Sidenote: I have questions. A) Which is it, $20 million for Discretionary Funds, or $25 million? B) What’s the difference between Mandatory funds and Discretionary funds? And C) Why are they “Mandatory”? Government speak is confusing.
Ironically, the database lists the amount spent on the program as “Program Accomplishments” as opposed to actual economic or environmental success.
- Fiscal Year 2011; quarterly payments totaling $135.8 million to 214 producers
- Fiscal Year 2012; quarterly payments totaling $35.1 million to 188 producers
- Fiscal Year 2013; quarterly payments totaling $8.4 million to 210 producers (fourth quarter payments will be processed during fiscal year 2014).
If you got in on FY 2011, you could have received approximately $635,000 to produce biofuels. No word on if the production had to be useful or repeatable.

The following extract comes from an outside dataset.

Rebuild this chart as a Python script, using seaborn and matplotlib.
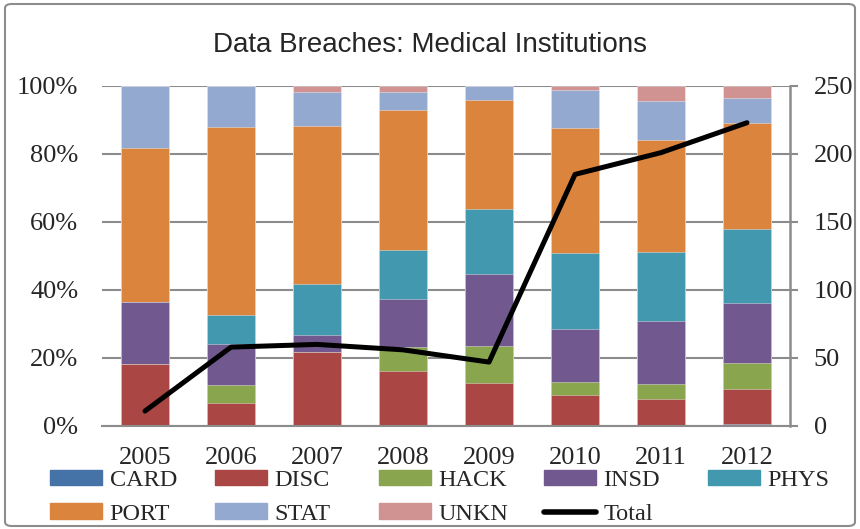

Citizens don’t get to vote on subsidies. Our voice to the executive branch administrations is through our US Senator and US Representative. Only they have the ability to cut the amount of funding going to a particular administration or subsidy through the federal budget process or legislation. Given the willpower required, the fiscally conservative mindsets needed and Congress’s willingness (or lack thereof) to anger their own constituents, it is almost infeasible to imagine a federal budget without subsidies.
This is the sprawl of the federal government.
This is what conservatives and libertarians rage against – the inability of the people to manage their own government because it is too big to handle. Encouraged by the President, unchecked by Congress and overwhelmingly ignored by the average voter, subsidies will continue to be the “other welfare program” that taxpayers fund with their hard earned dollars and get little, if anything, in return. Die, subsidies, die.